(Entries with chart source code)
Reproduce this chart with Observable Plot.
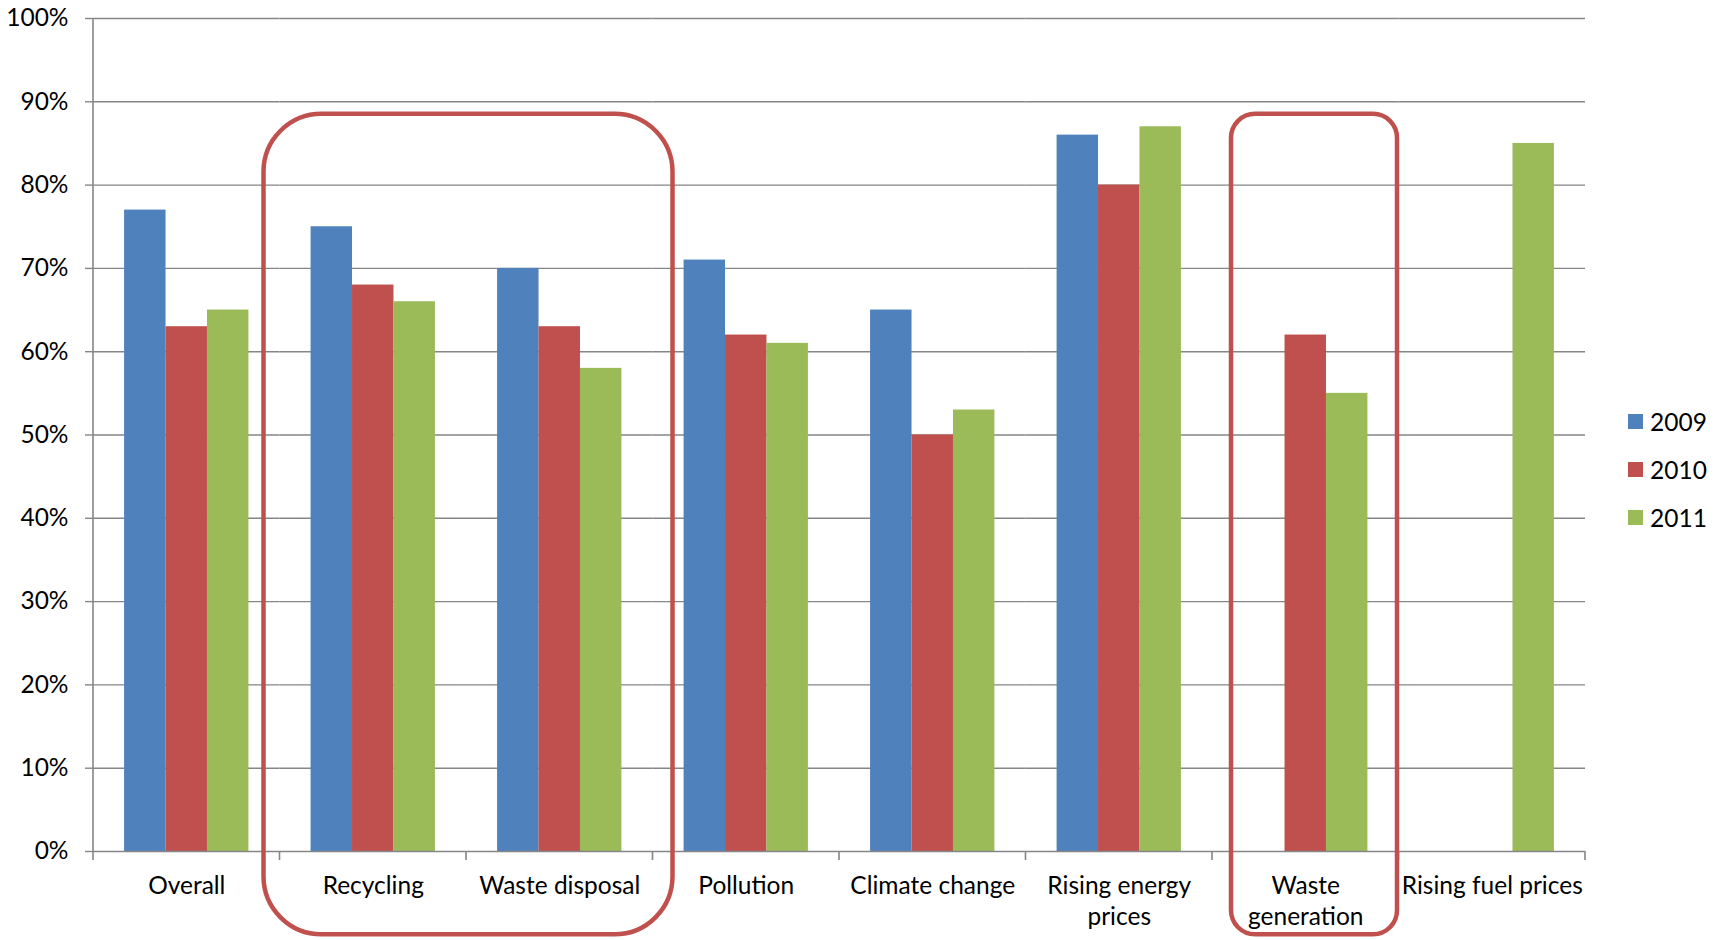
<!DOCTYPE html>
<html>
<head>
<meta charset="utf-8">
<script src="https://cdn.jsdelivr.net/npm/d3@7"></script>
<script src="https://cdn.jsdelivr.net/npm/@observablehq/plot@0.6"></script>
<style>
  html, body { margin: 0; padding: 0; background: #fff; overflow: hidden; }
  #wrap { position: relative; width: 1721px; height: 940px; font-family: Lato, "Open Sans", sans-serif; }
  #legend { position: absolute; left: 1628px; top: 397px; font-size: 24.5px; color: #000; }
  .item { display: flex; align-items: center; height: 48px; }
  .sw { width: 15px; height: 15px; margin-right: 7px; }
</style>
</head>
<body>
<div id="wrap"></div>
<script>
// ---- data ----
const categories = ["Overall", "Recycling", "Waste disposal", "Pollution", "Climate change", "Rising energy prices", "Waste generation", "Rising fuel prices"];
const categoryLabels = ["Overall", "Recycling", "Waste disposal", "Pollution", "Climate change", "Rising energy\nprices", "Waste\ngeneration", "Rising fuel prices"];
const years = ["2009", "2010", "2011"];
const values2009 = [0.77, 0.75, 0.70, 0.71, 0.65, 0.86, null, null];
const values2010 = [0.63, 0.68, 0.63, 0.62, 0.50, 0.80, 0.62, null];
const values2011 = [0.65, 0.66, 0.58, 0.61, 0.53, 0.87, 0.55, 0.85];
const yTicks = [0, 0.1, 0.2, 0.3, 0.4, 0.5, 0.6, 0.7, 0.8, 0.9, 1.0];
const highlightGroups = [["Recycling", "Waste disposal"], ["Waste generation"]];
const highlightRange = [-0.10, 0.885];

const colors = ["#4f81bd", "#c0504d", "#9bbb59"];
const gray = "#868686";
const seriesValues = [values2009, values2010, values2011];

const table = [];
years.forEach((yr, j) => {
  categories.forEach((c, i) => {
    const v = seriesValues[j][i];
    if (v != null) table.push({category: c, year: yr, value: v});
  });
});
const labelOf = new Map(categories.map((c, i) => [c, categoryLabels[i]]));

const plot = Plot.plot({
  width: 1721,
  height: 940,
  marginLeft: 93,
  marginRight: 136,
  marginTop: 18,
  marginBottom: 89,
  style: {fontFamily: "Lato, 'Open Sans', sans-serif", fontSize: "24.5px", color: "#000", background: "#fff"},
  fx: {domain: categories, padding: 0, round: false, axis: null, label: null},
  x: {domain: years, paddingInner: 0, paddingOuter: 0.75, round: false, axis: null, label: null},
  y: {domain: [0, 1], axis: null, label: null},
  color: {domain: years, range: colors},
  marks: [
    Plot.ruleY(yTicks.slice(1), {stroke: gray, strokeWidth: 1.4}),
    Plot.barY(table, {fx: "category", x: "year", y: "value", fill: "year", inset: 0}),
    Plot.ruleY([0], {stroke: gray, strokeWidth: 1.6}),
    Plot.axisY({ticks: yTicks, tickFormat: d3.format(".0%"), tickSize: 8, tickPadding: 17,
                stroke: gray, strokeWidth: 1.4, fontSize: 24.5, label: null}),
    Plot.axisFx({anchor: "bottom", tickSize: 0, tickPadding: 21, tickFormat: d => labelOf.get(d),
                 fontSize: 24.5, lineHeight: 1.25, label: null})
  ]
});

// overlay: axis line, category boundary ticks, highlight boxes (via the plot's scales)
const svg = d3.select(plot);
const fx = plot.scale("fx");
const y = plot.scale("y");
const bw = fx.bandwidth;
const y0 = y.apply(0), y1 = y.apply(1);
const xStart = fx.apply(categories[0]);
const g = svg.append("g");
g.append("line").attr("x1", xStart).attr("x2", xStart).attr("y1", y1).attr("y2", y0)
  .attr("stroke", gray).attr("stroke-width", 1.6);
const bounds = categories.map(c => fx.apply(c)).concat([fx.apply(categories[categories.length - 1]) + bw]);
bounds.forEach(b => {
  g.append("line").attr("x1", b).attr("x2", b).attr("y1", y0).attr("y2", y0 + 9)
    .attr("stroke", gray).attr("stroke-width", 1.6);
});
// outward offsets (px) of each highlight box relative to its category bands
const boxStyles = [{padL: 16, padR: 20, r: 58}, {padL: -19, padR: -1.5, r: 24}];
highlightGroups.forEach((grp, k) => {
  const s = boxStyles[k];
  const xa = fx.apply(grp[0]) - s.padL;
  const xb = fx.apply(grp[grp.length - 1]) + bw + s.padR;
  const ya = y.apply(highlightRange[1]);
  const yb = y.apply(highlightRange[0]);
  g.append("rect").attr("x", xa).attr("y", ya).attr("width", xb - xa).attr("height", yb - ya)
    .attr("rx", s.r).attr("ry", s.r)
    .attr("fill", "none").attr("stroke", "#c0504d").attr("stroke-width", 4.5);
});

const wrap = document.getElementById("wrap");
wrap.appendChild(plot);

// legend
const legend = document.createElement("div");
legend.id = "legend";
years.forEach((yr, j) => {
  const it = document.createElement("div");
  it.className = "item";
  const sw = document.createElement("span");
  sw.className = "sw";
  sw.style.background = colors[j];
  const t = document.createElement("span");
  t.textContent = yr;
  it.appendChild(sw); it.appendChild(t);
  legend.appendChild(it);
});
wrap.appendChild(legend);
</script>
</body>
</html>
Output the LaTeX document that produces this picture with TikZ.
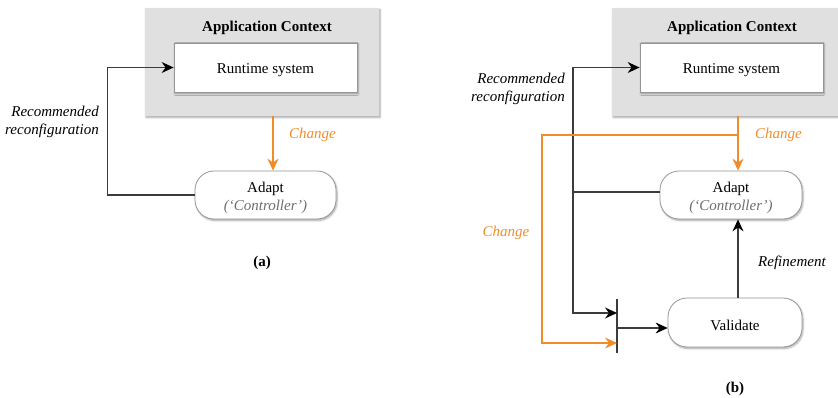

* [GIVEN INSTRUCTION]: Copy out all the data exactly; skip the pictures.

* [TASK RESPONSE]:
Reproduce this chart with Observable Plot.
<!DOCTYPE html>
<html>
<head>
<meta charset="utf-8">
<script src="https://cdn.jsdelivr.net/npm/d3@7"></script>
<script src="https://cdn.jsdelivr.net/npm/@observablehq/plot@0.6"></script>
<style>
  html, body { margin: 0; padding: 0; background: #fff; overflow: hidden; }
  #wrap { position: relative; width: 1721px; height: 940px; font-family: Lato, "Open Sans", sans-serif; }
  #legend { position: absolute; left: 1628px; top: 397px; font-size: 24.5px; color: #000; }
  .item { display: flex; align-items: center; height: 48px; }
  .sw { width: 15px; height: 15px; margin-right: 7px; }
</style>
</head>
<body>
<div id="wrap"></div>
<script>
// ---- data ----
const categories = ["Overall", "Recycling", "Waste disposal", "Pollution", "Climate change", "Rising energy prices", "Waste generation", "Rising fuel prices"];
const categoryLabels = ["Overall", "Recycling", "Waste disposal", "Pollution", "Climate change", "Rising energy\nprices", "Waste\ngeneration", "Rising fuel prices"];
const years = ["2009", "2010", "2011"];
const values2009 = [0.77, 0.75, 0.70, 0.71, 0.65, 0.86, null, null];
const values2010 = [0.63, 0.68, 0.63, 0.62, 0.50, 0.80, 0.62, null];
const values2011 = [0.65, 0.66, 0.58, 0.61, 0.53, 0.87, 0.55, 0.85];
const yTicks = [0, 0.1, 0.2, 0.3, 0.4, 0.5, 0.6, 0.7, 0.8, 0.9, 1.0];
const highlightGroups = [["Recycling", "Waste disposal"], ["Waste generation"]];
const highlightRange = [-0.10, 0.885];

const colors = ["#4f81bd", "#c0504d", "#9bbb59"];
const gray = "#868686";
const seriesValues = [values2009, values2010, values2011];

const table = [];
years.forEach((yr, j) => {
  categories.forEach((c, i) => {
    const v = seriesValues[j][i];
    if (v != null) table.push({category: c, year: yr, value: v});
  });
});
const labelOf = new Map(categories.map((c, i) => [c, categoryLabels[i]]));

const plot = Plot.plot({
  width: 1721,
  height: 940,
  marginLeft: 93,
  marginRight: 136,
  marginTop: 18,
  marginBottom: 89,
  style: {fontFamily: "Lato, 'Open Sans', sans-serif", fontSize: "24.5px", color: "#000", background: "#fff"},
  fx: {domain: categories, padding: 0, round: false, axis: null, label: null},
  x: {domain: years, paddingInner: 0, paddingOuter: 0.75, round: false, axis: null, label: null},
  y: {domain: [0, 1], axis: null, label: null},
  color: {domain: years, range: colors},
  marks: [
    Plot.ruleY(yTicks.slice(1), {stroke: gray, strokeWidth: 1.4}),
    Plot.barY(table, {fx: "category", x: "year", y: "value", fill: "year", inset: 0}),
    Plot.ruleY([0], {stroke: gray, strokeWidth: 1.6}),
    Plot.axisY({ticks: yTicks, tickFormat: d3.format(".0%"), tickSize: 8, tickPadding: 17,
                stroke: gray, strokeWidth: 1.4, fontSize: 24.5, label: null}),
    Plot.axisFx({anchor: "bottom", tickSize: 0, tickPadding: 21, tickFormat: d => labelOf.get(d),
                 fontSize: 24.5, lineHeight: 1.25, label: null})
  ]
});

// overlay: axis line, category boundary ticks, highlight boxes (via the plot's scales)
const svg = d3.select(plot);
const fx = plot.scale("fx");
const y = plot.scale("y");
const bw = fx.bandwidth;
const y0 = y.apply(0), y1 = y.apply(1);
const xStart = fx.apply(categories[0]);
const g = svg.append("g");
g.append("line").attr("x1", xStart).attr("x2", xStart).attr("y1", y1).attr("y2", y0)
  .attr("stroke", gray).attr("stroke-width", 1.6);
const bounds = categories.map(c => fx.apply(c)).concat([fx.apply(categories[categories.length - 1]) + bw]);
bounds.forEach(b => {
  g.append("line").attr("x1", b).attr("x2", b).attr("y1", y0).attr("y2", y0 + 9)
    .attr("stroke", gray).attr("stroke-width", 1.6);
});
// outward offsets (px) of each highlight box relative to its category bands
const boxStyles = [{padL: 16, padR: 20, r: 58}, {padL: -19, padR: -1.5, r: 24}];
highlightGroups.forEach((grp, k) => {
  const s = boxStyles[k];
  const xa = fx.apply(grp[0]) - s.padL;
  const xb = fx.apply(grp[grp.length - 1]) + bw + s.padR;
  const ya = y.apply(highlightRange[1]);
  const yb = y.apply(highlightRange[0]);
  g.append("rect").attr("x", xa).attr("y", ya).attr("width", xb - xa).attr("height", yb - ya)
    .attr("rx", s.r).attr("ry", s.r)
    .attr("fill", "none").attr("stroke", "#c0504d").attr("stroke-width", 4.5);
});

const wrap = document.getElementById("wrap");
wrap.appendChild(plot);

// legend
const legend = document.createElement("div");
legend.id = "legend";
years.forEach((yr, j) => {
  const it = document.createElement("div");
  it.className = "item";
  const sw = document.createElement("span");
  sw.className = "sw";
  sw.style.background = colors[j];
  const t = document.createElement("span");
  t.textContent = yr;
  it.appendChild(sw); it.appendChild(t);
  legend.appendChild(it);
});
wrap.appendChild(legend);
</script>
</body>
</html>
Output the LaTeX document that produces this picture with TikZ.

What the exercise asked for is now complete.